Banking activity in Japan is strictly regulated and supervised. The main body tasked with the responsibility of regulating financial institutions in Japan is the Financial Services Agency (FSA). In Japan, banks must be incorporated in accordance with the requirements set out in the Companies Act, and must also be issued a banking license in keeping with the provisions of the Banking Act and Japanese Banking Law.

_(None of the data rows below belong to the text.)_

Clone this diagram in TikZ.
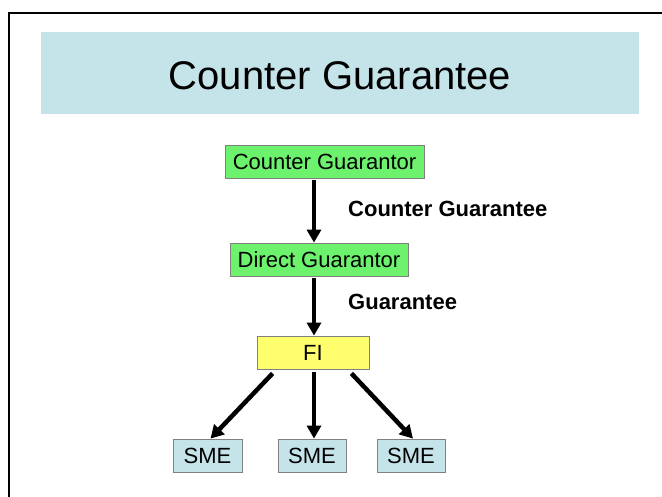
\documentclass[tikz,border=0pt]{standalone}
\usepackage{fontspec}
\setmainfont{Liberation Sans}
\usetikzlibrary{arrows.meta}
\definecolor{bandblue}{RGB}{197,228,234}
\definecolor{boxgreen}{RGB}{108,242,108}
\definecolor{boxyellow}{RGB}{255,255,110}
\definecolor{boxedge}{RGB}{128,128,128}
\tikzset{
  box/.style={draw=boxedge, line width=0.8pt, inner sep=0pt, minimum height=33pt,
    font=\fontsize{22}{26}\selectfont},
  greenbox/.style={box, fill=boxgreen},
  yellowbox/.style={box, fill=boxyellow},
  smebox/.style={box, fill=bandblue, minimum width=68pt},
  arr/.style={line width=4.5pt, -{Triangle[width=14pt,length=13pt]}},
  lbl/.style={anchor=west, inner sep=0pt, font=\fontsize{22}{26}\selectfont\bfseries},
}
\begin{document}
\begin{tikzpicture}[x=1pt,y=-1pt]
\useasboundingbox (0,0) rectangle (662,497);
% frame (only top and left sides visible)
\draw[line width=2.2pt] (9,497) -- (9,13) -- (662,13);
% title band
\node[fill=bandblue, minimum width=598pt, minimum height=82pt, inner sep=0pt] (band) at (340,73) {};
\node[font=\fontsize{40}{48}\selectfont, inner sep=0pt] (title) at (340,76) {Counter Guarantee};
% boxes
\node[greenbox, minimum width=199pt] (CG) at (324.5,161.5) {Counter Guarantor};
\node[greenbox, minimum width=178pt] (DG) at (319,259.5) {Direct Guarantor};
\node[yellowbox, minimum width=112pt] (FI) at (313,352.5) {FI};
\node[smebox, minimum width=69pt] (S1) at (207.5,455.5) {SME};
\node[smebox] (S2) at (312,455.5) {SME};
\node[smebox] (S3) at (411,455.5) {SME};
% labels
\node[lbl] (l1) at (348,209) {Counter Guarantee};
\node[lbl] (l2) at (348,302) {Guarantee};
% arrows
\coordinate (axis) at (314,0);
\draw[arr] ([yshift=-2pt]CG.south -| axis) -- (DG.north -| axis);
\draw[arr] ([yshift=-2pt]DG.south -| axis) -- (FI.north -| axis);
\draw[arr] ([xshift=16pt,yshift=-4pt]FI.south west) -- ([xshift=3pt]S1.north);
\draw[arr] ([yshift=-3pt]FI.south -| axis) -- (S2.north -| axis);
\draw[arr] ([xshift=-18pt,yshift=-4pt]FI.south east) -- ([xshift=2pt]S3.north);
\end{tikzpicture}
\end{document}
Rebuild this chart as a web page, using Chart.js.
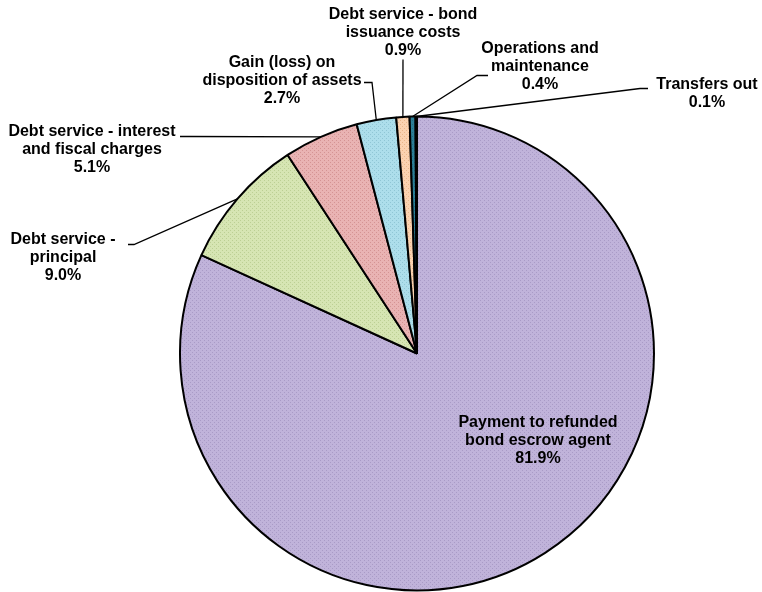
<!DOCTYPE html>
<html>
<head>
<meta charset="utf-8">
<script src="https://cdn.jsdelivr.net/npm/chart.js@4.4.0/dist/chart.umd.min.js"></script>
<style>
  html, body { margin: 0; padding: 0; background: #fff; }
  #wrap { width: 762px; height: 592px; }
</style>
</head>
<body>
<div id="wrap"><canvas id="pieChart" width="762" height="592"></canvas></div>
<script>
// chart values
const categories = [
  'Payment to refunded bond escrow agent',
  'Debt service - principal',
  'Debt service - interest and fiscal charges',
  'Gain (loss) on disposition of assets',
  'Debt service - bond issuance costs',
  'Operations and maintenance',
  'Transfers out'
];
const shares = [81.9, 9.0, 5.1, 2.7, 0.9, 0.4, 0.1];
const labelLines = [
  ['Payment to refunded', 'bond escrow agent'],
  ['Debt service -', 'principal'],
  ['Debt service - interest', 'and fiscal charges'],
  ['Gain (loss) on', 'disposition of assets'],
  ['Debt service - bond', 'issuance costs'],
  ['Operations and', 'maintenance'],
  ['Transfers out']
];

// fill colours [base, dot]
const fills = [
  ['#c0b3da', '#a99bc6'],
  ['#d6e5b3', '#bccf94'],
  ['#e9b3b3', '#d49393'],
  ['#addeeb', '#90c6d5'],
  ['#fbd2b0', '#e8b58a'],
  ['#2b7f98', '#236b80'],
  ['#1f3f6e', '#1f3f6e']
];

// label placement, offsets from the pie centre (text centre x, first line y),
// plus the leader start and elbow; labels without start sit inside the slice
const labelLayout = [
  { tx: 121, ty: 69 },
  { tx: -354, ty: -114, start: [-289, -109], elbow: [-283, -109] },
  { tx: -325, ty: -222, start: [-237, -217], elbow: [-228, -217] },
  { tx: -135, ty: -291, start: [-53, -271], elbow: [-45, -271] },
  { tx: -14, ty: -339, start: [-14, -294], elbow: null },
  { tx: 123, ty: -305, start: [71, -278], elbow: [60, -278] },
  { tx: 290, ty: -269, start: [231, -265], elbow: [223, -265] }
];

function dotPattern(base, dot) {
  const c = document.createElement('canvas');
  c.width = 4; c.height = 4;
  const g = c.getContext('2d');
  g.fillStyle = base;
  g.fillRect(0, 0, 4, 4);
  g.fillStyle = dot;
  g.fillRect(0, 0, 1, 1);
  g.fillRect(2, 2, 1, 1);
  return g.createPattern(c, 'repeat');
}

const outsideLabels = {
  id: 'outsideLabels',
  afterDraw(chart) {
    const ctx = chart.ctx;
    const arcs = chart.getDatasetMeta(0).data;
    ctx.save();
    ctx.font = 'bold 16px "Liberation Sans", Arial, sans-serif';
    ctx.fillStyle = '#000';
    ctx.textAlign = 'center';
    ctx.textBaseline = 'middle';
    ctx.strokeStyle = '#000';
    ctx.lineWidth = 1.3;
    arcs.forEach((arc, i) => {
      const cx = arc.x, cy = arc.y;
      const lay = labelLayout[i];
      const lines = labelLines[i].concat([shares[i].toFixed(1) + '%']);
      lines.forEach((t, k) => {
        ctx.fillText(t, cx + lay.tx, cy + lay.ty + k * 18);
      });
      if (lay.start) {
        const mid = (arc.startAngle + arc.endAngle) / 2;
        const ex = cx + Math.cos(mid) * arc.outerRadius;
        const ey = cy + Math.sin(mid) * arc.outerRadius;
        ctx.beginPath();
        ctx.moveTo(cx + lay.start[0], cy + lay.start[1]);
        if (lay.elbow) ctx.lineTo(cx + lay.elbow[0], cy + lay.elbow[1]);
        ctx.lineTo(ex, ey);
        ctx.stroke();
      }
    });
    ctx.restore();
  }
};

new Chart(document.getElementById('pieChart'), {
  type: 'pie',
  data: {
    labels: categories,
    datasets: [{
      data: shares,
      backgroundColor: fills.map(f => dotPattern(f[0], f[1])),
      borderColor: '#000',
      borderWidth: 2,
      borderAlign: 'center'
    }]
  },
  options: {
    responsive: false,
    animation: false,
    layout: { padding: { left: 179, right: 107, top: 115, bottom: 0 } },
    plugins: {
      legend: { display: false },
      tooltip: { enabled: false }
    }
  },
  plugins: [outsideLabels]
});
</script>
</body>
</html>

Financial Services Authority
The Banking Act provides the Commissioner of the FSA with the power to inspect accounts, reports and other information in relation to banks, related companies and their agencies. It provides the Commissioner with the power to enter the premises of banks to conduct physical inspections. The Banking Act also allows the FSA to impose penalties on parties for misconduct, and the FSA has the power to force a bank to cease operations or invalidate its banking license altogether.
Bank of Japan
While the Bank of Japan has not been imbued with regulatory and punitive powers to the extent that the FSA has, it does play a significant role as a watchdog in the banking industry. The Bank of Japan is authorized to conduct inspections for the purposes of ensuring the health and stability of the monetary system where there exists an agreement between the Bank of Japan and banks or other financial institutions, such agreements existing mainly because of accounts the latter maintain with the Bank of Japan.
Prevention of anti-competitive practices
The Antimonopoly Act is the main piece of legislation that has been enacted to combat anti-competitive practices. The act forbids banks and other financial institutions from obtaining shares in another Japanese company greater than 5%. There are, however, exceptions to the rule, and the Fair Trade Commission may permit banks or other financial institutions to acquire more than 5% of another company’s shares if in their view such acquisition will not be anti-competitive. Banks are also allowed to acquire shares greater than 5% of other financial establishments.
Prevention of money laundering
The Prevention of Transfer of Criminal Proceeds and the Foreign Exchange and Foreign Trade Act requires all banks and other financial institutions to perform a high degree of due diligence in relation to their clients. Banks are required to ascertain a prospective client’s identity and perform background checks before allowing the opening of new accounts. Significant transactions and transfers are also subject to due diligence. The onus to report any suspicious activities falls on the banks.
People who have bank accounts in Japan are protected under the Depositor Protection Law and the Deposit Insurance Act. The former entitles banking customers to, in certain circumstances, look to the bank for compensation in cases of credit or debit card fraud, for instance in situations where a credit or debit card is stolen or faked.
The Deposit Insurance Act attempts to safeguard the deposits of customers in the event that a bank collapses. Ordinary deposits, for instance those in current accounts, are entitled to protection, while other types of deposits are insured on a limited basis.